When a club session is cancelled, or the venue changes, or booking is about to close — how does that information get to parents? If it comes from a spreadsheet, the answer is: it doesn’t. Someone has to copy email addresses into a message, write the message, and send it. Every time. And that someone is usually whoever happens to be available.

Attendance

Tracking who actually attended which session — as opposed to who was signed up — is where spreadsheets start to feel genuinely inadequate. The data exists in theory, but pulling it into a usable report for a head teacher, a governor, or an Ofsted inspection takes significant time. Filtering by year group, by SEND status, by how many sessions a student attended — these are all possible in a spreadsheet, but they require someone who knows how to do them.

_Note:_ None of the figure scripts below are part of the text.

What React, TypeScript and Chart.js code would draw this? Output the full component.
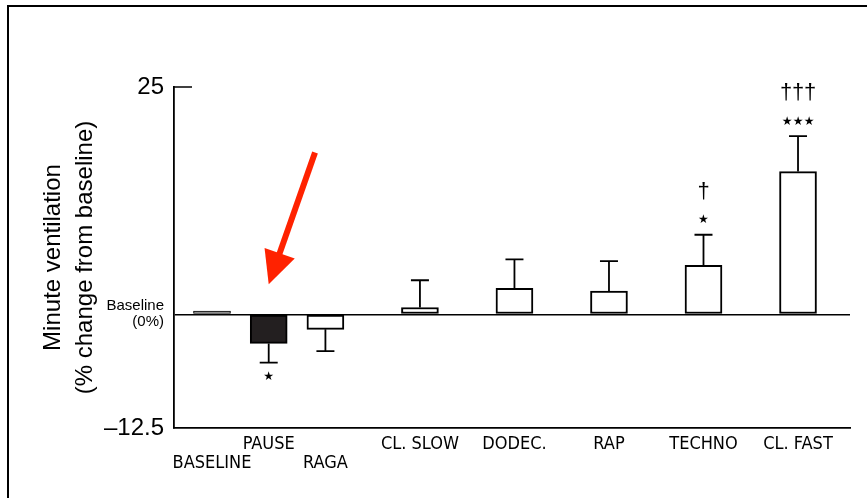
import React, { useEffect, useRef } from "react";
import { Chart, registerables } from "chart.js";

Chart.register(...registerables);

// ---- data ----
const categories = ["BASELINE", "PAUSE", "RAGA", "CL. SLOW", "DODEC.", "RAP", "TECHNO", "CL. FAST"];
const categoryX = [0, 0.6, 1.2, 2.2, 3.2, 4.2, 5.2, 6.2];
const lowerRowLabel = [true, false, true, false, false, false, false, false];
const meanChange = [0.35, -3.2, -1.65, 0.75, 2.85, 2.55, 5.4, 15.7];
const semChange = [0, 2.1, 2.4, 3.0, 3.2, 3.3, 3.35, 3.9];
const starCount = [0, 1, 0, 0, 0, 0, 1, 3];
const daggerCount = [0, 0, 0, 0, 0, 0, 1, 3];
const yTickValues = [-12.5, 0, 25];
const yTickLabels: (string | string[])[] = ["\u201312.5", ["Baseline", "(0%)"], "25"];
const titleLines = ["Minute ventilation", "(% change from baseline)"];
const highlightIndex = 1; // PAUSE
const arrowTipY = 3.3;
const arrowTailY = 17.8;
const arrowTailDx = 0.49;

const BLACK = "#000000";
const NARROW = "'Liberation Sans Narrow', 'DejaVu Sans Condensed', 'Liberation Sans', sans-serif";
const SANS = "'Liberation Sans', Arial, sans-serif";

const overlayPlugin = {
  id: "overlay",
  afterDatasetsDraw(chart: any) {
    const ctx = chart.ctx as CanvasRenderingContext2D;
    const xs = chart.scales.x;
    const ys = chart.scales.y;
    const area = chart.chartArea;
    ctx.save();
    ctx.strokeStyle = BLACK;
    ctx.lineWidth = 1.5;
    // inward tick at the top value
    const yTop = ys.getPixelForValue(yTickValues[yTickValues.length - 1]);
    ctx.beginPath();
    ctx.moveTo(area.left, yTop);
    ctx.lineTo(area.left + 18, yTop);
    ctx.stroke();

    ctx.lineWidth = 1.8;
    categories.forEach((_, i) => {
      const s = semChange[i];
      if (!s) return;
      const m = meanChange[i];
      const end = m >= 0 ? m + s : m - s;
      const px = xs.getPixelForValue(categoryX[i]);
      const p0 = ys.getPixelForValue(m);
      const p1 = ys.getPixelForValue(end);
      ctx.beginPath();
      ctx.moveTo(px, p0);
      ctx.lineTo(px, p1);
      ctx.moveTo(px - 9, p1);
      ctx.lineTo(px + 9, p1);
      ctx.stroke();

      const dir = m >= 0 ? -1 : 1;
      ctx.fillStyle = BLACK;
      ctx.textAlign = "center";
      ctx.textBaseline = "middle";
      const ns = starCount[i];
      if (ns) {
        ctx.font = "12px 'DejaVu Sans'";
        for (let k = 0; k < ns; k++) {
          ctx.fillText("\u2605", px + (k - (ns - 1) / 2) * 11, p1 + dir * 14.5);
        }
      }
      const nd = daggerCount[i];
      if (nd) {
        ctx.font = "22px " + SANS;
        for (let k = 0; k < nd; k++) {
          ctx.fillText("\u2020", px + (k - (nd - 1) / 2) * 12, p1 + dir * 43);
        }
      }
    });

    // red arrow pointing at the highlighted bar
    const tipX = xs.getPixelForValue(categoryX[highlightIndex]);
    const tipY = ys.getPixelForValue(arrowTipY);
    const tailX = xs.getPixelForValue(categoryX[highlightIndex] + arrowTailDx);
    const tailY = ys.getPixelForValue(arrowTailY);
    const dx = tipX - tailX;
    const dy = tipY - tailY;
    const len = Math.hypot(dx, dy);
    const ux = dx / len;
    const uy = dy / len;
    const headLen = 33;
    const headHalf = 16;
    const bx = tipX - ux * headLen;
    const by = tipY - uy * headLen;
    ctx.strokeStyle = "#ff2200";
    ctx.fillStyle = "#ff2200";
    ctx.lineWidth = 6;
    ctx.lineCap = "butt";
    ctx.beginPath();
    ctx.moveTo(tailX, tailY);
    ctx.lineTo(bx + ux * 4, by + uy * 4);
    ctx.stroke();
    ctx.beginPath();
    ctx.moveTo(tipX, tipY);
    ctx.lineTo(bx - uy * headHalf, by + ux * headHalf);
    ctx.lineTo(bx + uy * headHalf, by - ux * headHalf);
    ctx.closePath();
    ctx.fill();
    ctx.restore();
  },
};

export default function App() {
  const canvasRef = useRef<HTMLCanvasElement | null>(null);

  useEffect(() => {
    const canvas = canvasRef.current;
    if (!canvas) return;
    const chart = new Chart(canvas, {
      type: "bar",
      data: {
        datasets: [
          {
            data: categories.map((_, i) => ({ x: categoryX[i], y: meanChange[i] })),
            backgroundColor: categories.map((_, i) =>
              i === 0 ? "#a8a8a8" : i === highlightIndex ? "#231f20" : "#ffffff"
            ),
            borderColor: BLACK,
            borderWidth: categories.map((_, i) => (i === 0 ? 1 : 2)),
            barThickness: 37,
            borderSkipped: false,
          } as any,
        ],
      },
      options: {
        responsive: false,
        animation: false,
        events: [],
        layout: { padding: { left: 0, top: 87, right: 17, bottom: 0 } },
        plugins: { legend: { display: false }, tooltip: { enabled: false } },
        scales: {
          x: {
            type: "linear",
            min: -0.402,
            max: 6.75,
            offset: false,
            grid: { display: false, drawTicks: false, offset: false },
            border: { display: true, color: BLACK, width: 1.8 },
            afterBuildTicks: (s: any) => {
              s.ticks = categoryX.map((v) => ({ value: v }));
            },
            afterFit: (s: any) => {
              s.height = 70;
            },
            ticks: {
              autoSkip: false,
              maxRotation: 0,
              minRotation: 0,
              padding: 6,
              color: BLACK,
              font: { family: NARROW, size: 18, lineHeight: 1.1 },
              callback: (v: any) => {
                const i = categoryX.indexOf(Number(v));
                if (i < 0) return "";
                return lowerRowLabel[i] ? ["", categories[i]] : categories[i];
              },
            },
          },
          y: {
            type: "linear",
            min: yTickValues[0],
            max: yTickValues[yTickValues.length - 1],
            afterBuildTicks: (s: any) => {
              s.ticks = yTickValues.map((v) => ({ value: v }));
            },
            afterFit: (s: any) => {
              s.width = 174;
            },
            grid: {
              display: true,
              drawTicks: false,
              color: (c: any) => (c.tick && c.tick.value === 0 ? BLACK : "rgba(0,0,0,0)"),
              lineWidth: 1.6,
            },
            border: { display: true, color: BLACK, width: 1.8 },
            ticks: {
              padding: 10,
              color: BLACK,
              font: (c: any) =>
                c.tick && c.tick.value === 0
                  ? { family: SANS, size: 15, lineHeight: 1.07 }
                  : { family: SANS, size: 24, lineHeight: 1.2 },
              callback: (v: any) => {
                const i = yTickValues.indexOf(Number(v));
                return i < 0 ? "" : yTickLabels[i];
              },
            },
            title: {
              display: true,
              text: titleLines,
              color: BLACK,
              font: { family: SANS, size: 24, lineHeight: 1.333 },
              padding: { top: 37, bottom: 0 },
            },
          },
        },
      } as any,
      plugins: [overlayPlugin],
    });
    return () => chart.destroy();
  }, []);

  return (
    <div style={{ position: "fixed", left: 0, top: 0, width: 867, height: 498, background: "#fff", overflow: "hidden" }}>
      <div
        style={{
          position: "absolute",
          left: 7,
          top: 5,
          width: 870,
          height: 500,
          borderLeft: "2px solid #000",
          borderTop: "2px solid #000",
        }}
      />
      <canvas ref={canvasRef} width={867} height={498} style={{ position: "absolute", left: 0, top: 0, display: "block" }} />
    </div>
  );
}
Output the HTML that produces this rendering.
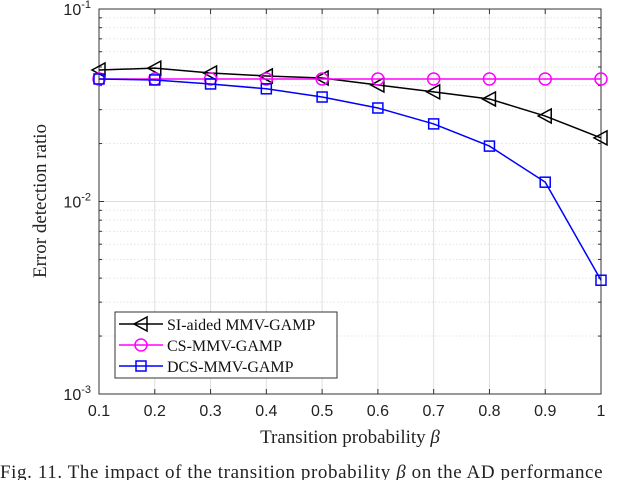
<!DOCTYPE html>
<html><head><meta charset="utf-8"><style>
body{margin:0;background:#fff;width:640px;height:480px;overflow:hidden}
svg text{font-family:"Liberation Sans",sans-serif}
.serif{font-family:"Liberation Serif",serif}
</style></head><body>
<svg id="chart" width="640" height="480">
<g id="grid"></g>
<g id="axes"></g>
<g id="series"></g>
<text class="serif" x="350" y="443" text-anchor="middle" font-size="19" fill="#222">Transition probability <tspan font-style="italic">β</tspan></text>
<text class="serif" transform="translate(46,201) rotate(-90)" text-anchor="middle" font-size="19" fill="#222">Error detection ratio</text>
<text class="serif" x="0" y="478" font-size="19" letter-spacing="0.6" fill="#222">Fig. 11.   The impact of the transition probability <tspan font-style="italic">β</tspan> on the AD performance</text>
<g>
<rect x="115" y="312" width="222" height="66" fill="#fff" stroke="#333" stroke-width="1"/>
<g><line x1="119" y1="324" x2="163" y2="324" stroke="#000" stroke-width="1.5"/><polygon points="134,324 147,317 147,331" fill="none" stroke="#000" stroke-width="1.5"/><text class="serif" x="167" y="330" font-size="16" fill="#111">SI-aided MMV-GAMP</text></g>
<g><line x1="119" y1="345" x2="163" y2="345" stroke="#f0f" stroke-width="1.5"/><circle cx="141" cy="345" r="6" fill="none" stroke="#f0f" stroke-width="1.5"/><text class="serif" x="167" y="351" font-size="16" fill="#111">CS-MMV-GAMP</text></g>
<g><line x1="119" y1="366" x2="163" y2="366" stroke="#00f" stroke-width="1.5"/><rect x="136" y="361" width="10" height="10" fill="none" stroke="#00f" stroke-width="1.5"/><text class="serif" x="167" y="372" font-size="16" fill="#111">DCS-MMV-GAMP</text></g>
</g>
</svg>
<script>
const categories=[0.1,0.2,0.3,0.4,0.5,0.6,0.7,0.8,0.9,1];
const siValues=[0.0482,0.0493,0.0465,0.0449,0.0438,0.0403,0.0371,0.0341,0.0278,0.0214];
const csValues=[0.0433,0.0433,0.0433,0.0433,0.0433,0.0433,0.0433,0.0433,0.0433,0.0433];
const dcsValues=[0.0433,0.0428,0.0408,0.0385,0.0349,0.0306,0.0253,0.0194,0.0126,0.0039];
const xTicks=[0.1,0.2,0.3,0.4,0.5,0.6,0.7,0.8,0.9,1];
const xTickLabels=["0.1","0.2","0.3","0.4","0.5","0.6","0.7","0.8","0.9","1"];
const yDecades=[-3,-2,-1];
const L=99,R=601,T=9,B=394;
const NS="http://www.w3.org/2000/svg";
function xs(v){return L+(v-0.1)/(0.9)*(R-L);}
function ys(v){return B-(Math.log10(v)+3)/2*(B-T);}
function mk(tag,attrs,parent){const e=document.createElementNS(NS,tag);for(const k in attrs)e.setAttribute(k,attrs[k]);parent.appendChild(e);return e;}
const grid=document.getElementById('grid'),axes=document.getElementById('axes'),ser=document.getElementById('series');
mk('rect',{x:L,y:T,width:R-L,height:B-T,fill:'#fff'},grid);
xTicks.forEach(v=>{const l=mk('line',{x1:xs(v),x2:xs(v),y1:T,y2:B,stroke:'#dedede','stroke-width':1},grid);

});
for(let d=-3;d<-1;d++){for(let m=1;m<10;m++){const v=m*Math.pow(10,d);const y=ys(v);
const l=mk('line',{x1:L,x2:R,y1:y,y2:y,stroke:m===1?'#dedede':'#e4e4e4','stroke-width':1,'stroke-dasharray':m===1?'':'1.5,2'},grid);


if(m>1){mk('line',{x1:L,x2:L+3,y1:y,y2:y,stroke:'#333'},axes);mk('line',{x1:R,x2:R-3,y1:y,y2:y,stroke:'#333'},axes);}}}
mk('rect',{x:L,y:T,width:R-L,height:B-T,fill:'none',stroke:'#333','stroke-width':1},axes);
xTicks.forEach((v,i)=>{mk('line',{x1:xs(v),x2:xs(v),y1:B,y2:B-5,stroke:'#333'},axes);mk('line',{x1:xs(v),x2:xs(v),y1:T,y2:T+5,stroke:'#333'},axes);
const t=mk('text',{x:xs(v),y:B+22,'text-anchor':'middle','font-size':16,fill:'#222'},axes);t.textContent=xTickLabels[i];

});
yDecades.forEach(d=>{const y=ys(Math.pow(10,d));mk('line',{x1:L,x2:L+5,y1:y,y2:y,stroke:'#333'},axes);mk('line',{x1:R,x2:R-5,y1:y,y2:y,stroke:'#333'},axes);
const t=mk('text',{x:L-8,y:y+6,'text-anchor':'end','font-size':16,fill:'#222'},axes);t.innerHTML='10<tspan dy="-7" font-size="11">'+d+'</tspan>';

});
function drawSeries(vals,color,marker,name){
const pts=vals.map((v,i)=>xs(categories[i])+','+ys(v)).join(' ');
const pl=mk('polyline',{points:pts,fill:'none',stroke:color,'stroke-width':1.5},ser);


vals.forEach((v,i)=>{const x=xs(categories[i]),y=ys(v);let m;
if(marker==='tri')m=mk('polygon',{points:(x-7)+','+y+' '+(x+6)+','+(y-7)+' '+(x+6)+','+(y+7),fill:'none',stroke:color,'stroke-width':1.5},ser);
else if(marker==='circ')m=mk('circle',{cx:x,cy:y,r:6,fill:'none',stroke:color,'stroke-width':1.5},ser);
else m=mk('rect',{x:x-5,y:y-5,width:10,height:10,fill:'none',stroke:color,'stroke-width':1.5},ser);

});}
drawSeries(siValues,'#000','tri','si-aided');
drawSeries(csValues,'#f0f','circ','cs-mmv');
drawSeries(dcsValues,'#00f','sq','dcs-mmv');
</script>
</body></html>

Multiple people, multiple versions

The moment more than one person needs to update the spreadsheet, version control becomes a problem. Which file is current? Who has edit access? What happens when two people update it at the same time? Google Sheets helps with this, but doesn’t solve the underlying issue that the data still needs to be manually maintained.

What “good enough” actually costs

The honest reason most schools stick with spreadsheets isn’t that they’re the best tool — it’s that switching feels like a lot of effort for something that’s just about managing clubs. But it’s worth thinking about what “good enough” actually costs in staff time.

A busy secondary with fifteen clubs running across five days might spend three to four hours a week on clubs admin during peak periods — processing bookings, updating lists, sending communications, chasing responses, pulling reports. Over a thirty-eight week year, that’s potentially a hundred and fifty hours of staff time. At a teaching assistant rate, that’s a meaningful number. At a teacher rate, it’s significant.

The argument for staying with spreadsheets is usually “we know how it works.” The argument against is that what you know how to do isn’t necessarily the most efficient way to do it.

What a purpose-built system actually changes

The difference isn’t just that the software is faster at the same tasks. It’s that some tasks stop existing entirely.

Parents book directly through the system — no emails to process, no forms to transfer. Waiting lists manage themselves — when a place opens, the next person is notified automatically. When a session is cancelled, parents find out without anyone having to manually send a message. Attendance is recorded per session and available as a report whenever it’s needed.

The administrator’s job shifts from managing data to managing exceptions. Instead of processing fifty booking emails, they’re handling the three cases where something unusual happened.

“I used to spend most of Monday morning on clubs admin. Now I check in once, deal with anything that needs a decision, and that’s it.” — School administrator, independent preparatory school

The transition question

The most common objection to moving away from spreadsheets is the transition itself. Migrating data, getting parents to use a new system, training staff — it all sounds like a project nobody has time for.

In practice, the transition is usually shorter than expected. Most schools that switch describe the first term as the difficult one — old habits, occasional confusion, a few parents who take longer to adapt. By the second term, the new system is normal and the spreadsheet is forgotten.

The question worth asking isn’t “is the transition worth it?” — it’s “what does staying with the current system cost us every term?”

A practical starting point

If you’re considering moving away from spreadsheets, the lowest-risk approach is to start with one area rather than switching everything at once. Online booking is usually the highest-impact change — it removes the most manual work immediately and gives parents something tangible to interact with. Everything else (waiting lists, attendance, communications) can follow once the booking workflow is established.

Most schools find that once one part of clubs management is running on a proper system, the case for migrating the rest makes itself.